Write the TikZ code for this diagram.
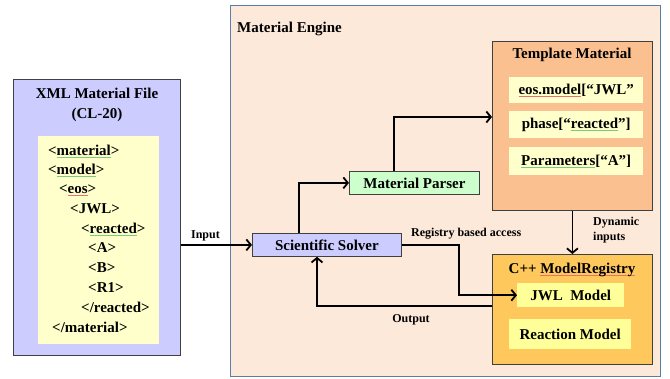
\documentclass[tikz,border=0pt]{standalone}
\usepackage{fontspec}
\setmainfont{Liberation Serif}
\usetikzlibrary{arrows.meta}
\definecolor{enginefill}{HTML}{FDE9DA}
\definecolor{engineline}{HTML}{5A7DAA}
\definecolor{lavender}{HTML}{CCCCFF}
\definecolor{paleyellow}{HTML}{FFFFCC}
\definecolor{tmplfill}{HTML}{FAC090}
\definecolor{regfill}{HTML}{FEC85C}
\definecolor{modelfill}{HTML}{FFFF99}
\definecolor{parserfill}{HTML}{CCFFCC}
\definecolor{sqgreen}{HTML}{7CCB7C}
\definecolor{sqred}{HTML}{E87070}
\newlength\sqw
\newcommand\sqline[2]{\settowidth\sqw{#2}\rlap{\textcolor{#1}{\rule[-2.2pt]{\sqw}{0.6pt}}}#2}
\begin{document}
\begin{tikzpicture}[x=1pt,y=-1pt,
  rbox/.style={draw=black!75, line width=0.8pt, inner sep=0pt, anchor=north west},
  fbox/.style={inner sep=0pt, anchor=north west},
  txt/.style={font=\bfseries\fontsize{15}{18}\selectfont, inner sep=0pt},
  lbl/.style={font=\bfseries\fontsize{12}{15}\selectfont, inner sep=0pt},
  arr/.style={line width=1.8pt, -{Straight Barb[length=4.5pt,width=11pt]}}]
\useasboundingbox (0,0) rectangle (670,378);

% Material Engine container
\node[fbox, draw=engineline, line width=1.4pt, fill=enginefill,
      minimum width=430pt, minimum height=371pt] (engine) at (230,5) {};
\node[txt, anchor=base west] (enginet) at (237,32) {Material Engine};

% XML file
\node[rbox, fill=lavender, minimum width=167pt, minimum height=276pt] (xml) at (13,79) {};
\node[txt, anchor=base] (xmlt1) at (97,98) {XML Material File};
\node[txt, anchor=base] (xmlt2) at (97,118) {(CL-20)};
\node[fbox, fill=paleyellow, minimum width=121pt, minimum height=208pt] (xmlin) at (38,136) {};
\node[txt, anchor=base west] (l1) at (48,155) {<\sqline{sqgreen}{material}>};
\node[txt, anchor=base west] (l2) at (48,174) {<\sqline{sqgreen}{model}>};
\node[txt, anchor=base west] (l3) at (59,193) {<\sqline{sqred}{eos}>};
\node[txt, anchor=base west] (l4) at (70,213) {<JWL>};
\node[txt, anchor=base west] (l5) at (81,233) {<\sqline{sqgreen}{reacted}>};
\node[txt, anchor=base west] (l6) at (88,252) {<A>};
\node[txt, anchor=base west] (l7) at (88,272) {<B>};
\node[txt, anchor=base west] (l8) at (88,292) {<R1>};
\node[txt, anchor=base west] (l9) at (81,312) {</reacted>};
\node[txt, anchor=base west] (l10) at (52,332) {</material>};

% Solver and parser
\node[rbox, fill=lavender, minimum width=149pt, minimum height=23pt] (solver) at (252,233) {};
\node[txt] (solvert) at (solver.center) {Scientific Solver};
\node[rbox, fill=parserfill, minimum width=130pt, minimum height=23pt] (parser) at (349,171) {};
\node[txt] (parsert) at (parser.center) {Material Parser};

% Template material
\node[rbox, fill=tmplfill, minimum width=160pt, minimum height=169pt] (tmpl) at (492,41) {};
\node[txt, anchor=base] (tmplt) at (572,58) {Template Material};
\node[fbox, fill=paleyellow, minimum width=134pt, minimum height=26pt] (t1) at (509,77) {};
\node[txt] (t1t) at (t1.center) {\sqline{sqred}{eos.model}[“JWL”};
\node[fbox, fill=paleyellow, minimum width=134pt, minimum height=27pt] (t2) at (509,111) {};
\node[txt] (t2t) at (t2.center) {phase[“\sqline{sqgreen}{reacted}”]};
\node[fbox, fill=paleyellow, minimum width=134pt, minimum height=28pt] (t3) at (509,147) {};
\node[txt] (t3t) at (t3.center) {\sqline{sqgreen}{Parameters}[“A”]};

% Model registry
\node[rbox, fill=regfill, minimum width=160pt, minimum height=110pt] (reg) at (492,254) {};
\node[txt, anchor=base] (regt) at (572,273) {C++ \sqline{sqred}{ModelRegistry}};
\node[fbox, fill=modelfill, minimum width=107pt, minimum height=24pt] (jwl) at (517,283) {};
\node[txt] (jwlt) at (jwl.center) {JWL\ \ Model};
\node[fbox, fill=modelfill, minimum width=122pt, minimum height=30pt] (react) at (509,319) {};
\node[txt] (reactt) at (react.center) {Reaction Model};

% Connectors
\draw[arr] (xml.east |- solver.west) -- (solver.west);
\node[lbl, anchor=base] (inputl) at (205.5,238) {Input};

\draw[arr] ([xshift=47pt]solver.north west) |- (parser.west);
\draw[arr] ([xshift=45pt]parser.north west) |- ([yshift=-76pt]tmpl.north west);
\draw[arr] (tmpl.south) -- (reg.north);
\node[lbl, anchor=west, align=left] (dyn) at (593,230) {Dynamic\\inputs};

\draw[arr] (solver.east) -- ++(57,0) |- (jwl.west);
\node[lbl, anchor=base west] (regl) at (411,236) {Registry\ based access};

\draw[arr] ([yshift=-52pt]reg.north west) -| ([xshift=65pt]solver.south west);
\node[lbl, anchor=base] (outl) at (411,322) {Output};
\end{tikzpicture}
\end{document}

+---+

• _Exercise description_: Reproduce each line exactly, please, except for any pictures.

• _Reply to the task_:
Write the TikZ code for this diagram.
\documentclass[tikz,border=0pt]{standalone}
\usepackage{fontspec}
\setmainfont{Liberation Serif}
\usetikzlibrary{arrows.meta}
\definecolor{enginefill}{HTML}{FDE9DA}
\definecolor{engineline}{HTML}{5A7DAA}
\definecolor{lavender}{HTML}{CCCCFF}
\definecolor{paleyellow}{HTML}{FFFFCC}
\definecolor{tmplfill}{HTML}{FAC090}
\definecolor{regfill}{HTML}{FEC85C}
\definecolor{modelfill}{HTML}{FFFF99}
\definecolor{parserfill}{HTML}{CCFFCC}
\definecolor{sqgreen}{HTML}{7CCB7C}
\definecolor{sqred}{HTML}{E87070}
\newlength\sqw
\newcommand\sqline[2]{\settowidth\sqw{#2}\rlap{\textcolor{#1}{\rule[-2.2pt]{\sqw}{0.6pt}}}#2}
\begin{document}
\begin{tikzpicture}[x=1pt,y=-1pt,
  rbox/.style={draw=black!75, line width=0.8pt, inner sep=0pt, anchor=north west},
  fbox/.style={inner sep=0pt, anchor=north west},
  txt/.style={font=\bfseries\fontsize{15}{18}\selectfont, inner sep=0pt},
  lbl/.style={font=\bfseries\fontsize{12}{15}\selectfont, inner sep=0pt},
  arr/.style={line width=1.8pt, -{Straight Barb[length=4.5pt,width=11pt]}}]
\useasboundingbox (0,0) rectangle (670,378);

% Material Engine container
\node[fbox, draw=engineline, line width=1.4pt, fill=enginefill,
      minimum width=430pt, minimum height=371pt] (engine) at (230,5) {};
\node[txt, anchor=base west] (enginet) at (237,32) {Material Engine};

% XML file
\node[rbox, fill=lavender, minimum width=167pt, minimum height=276pt] (xml) at (13,79) {};
\node[txt, anchor=base] (xmlt1) at (97,98) {XML Material File};
\node[txt, anchor=base] (xmlt2) at (97,118) {(CL-20)};
\node[fbox, fill=paleyellow, minimum width=121pt, minimum height=208pt] (xmlin) at (38,136) {};
\node[txt, anchor=base west] (l1) at (48,155) {<\sqline{sqgreen}{material}>};
\node[txt, anchor=base west] (l2) at (48,174) {<\sqline{sqgreen}{model}>};
\node[txt, anchor=base west] (l3) at (59,193) {<\sqline{sqred}{eos}>};
\node[txt, anchor=base west] (l4) at (70,213) {<JWL>};
\node[txt, anchor=base west] (l5) at (81,233) {<\sqline{sqgreen}{reacted}>};
\node[txt, anchor=base west] (l6) at (88,252) {<A>};
\node[txt, anchor=base west] (l7) at (88,272) {<B>};
\node[txt, anchor=base west] (l8) at (88,292) {<R1>};
\node[txt, anchor=base west] (l9) at (81,312) {</reacted>};
\node[txt, anchor=base west] (l10) at (52,332) {</material>};

% Solver and parser
\node[rbox, fill=lavender, minimum width=149pt, minimum height=23pt] (solver) at (252,233) {};
\node[txt] (solvert) at (solver.center) {Scientific Solver};
\node[rbox, fill=parserfill, minimum width=130pt, minimum height=23pt] (parser) at (349,171) {};
\node[txt] (parsert) at (parser.center) {Material Parser};

% Template material
\node[rbox, fill=tmplfill, minimum width=160pt, minimum height=169pt] (tmpl) at (492,41) {};
\node[txt, anchor=base] (tmplt) at (572,58) {Template Material};
\node[fbox, fill=paleyellow, minimum width=134pt, minimum height=26pt] (t1) at (509,77) {};
\node[txt] (t1t) at (t1.center) {\sqline{sqred}{eos.model}[“JWL”};
\node[fbox, fill=paleyellow, minimum width=134pt, minimum height=27pt] (t2) at (509,111) {};
\node[txt] (t2t) at (t2.center) {phase[“\sqline{sqgreen}{reacted}”]};
\node[fbox, fill=paleyellow, minimum width=134pt, minimum height=28pt] (t3) at (509,147) {};
\node[txt] (t3t) at (t3.center) {\sqline{sqgreen}{Parameters}[“A”]};

% Model registry
\node[rbox, fill=regfill, minimum width=160pt, minimum height=110pt] (reg) at (492,254) {};
\node[txt, anchor=base] (regt) at (572,273) {C++ \sqline{sqred}{ModelRegistry}};
\node[fbox, fill=modelfill, minimum width=107pt, minimum height=24pt] (jwl) at (517,283) {};
\node[txt] (jwlt) at (jwl.center) {JWL\ \ Model};
\node[fbox, fill=modelfill, minimum width=122pt, minimum height=30pt] (react) at (509,319) {};
\node[txt] (reactt) at (react.center) {Reaction Model};

% Connectors
\draw[arr] (xml.east |- solver.west) -- (solver.west);
\node[lbl, anchor=base] (inputl) at (205.5,238) {Input};

\draw[arr] ([xshift=47pt]solver.north west) |- (parser.west);
\draw[arr] ([xshift=45pt]parser.north west) |- ([yshift=-76pt]tmpl.north west);
\draw[arr] (tmpl.south) -- (reg.north);
\node[lbl, anchor=west, align=left] (dyn) at (593,230) {Dynamic\\inputs};

\draw[arr] (solver.east) -- ++(57,0) |- (jwl.west);
\node[lbl, anchor=base west] (regl) at (411,236) {Registry\ based access};

\draw[arr] ([yshift=-52pt]reg.north west) -| ([xshift=65pt]solver.south west);
\node[lbl, anchor=base] (outl) at (411,322) {Output};
\end{tikzpicture}
\end{document}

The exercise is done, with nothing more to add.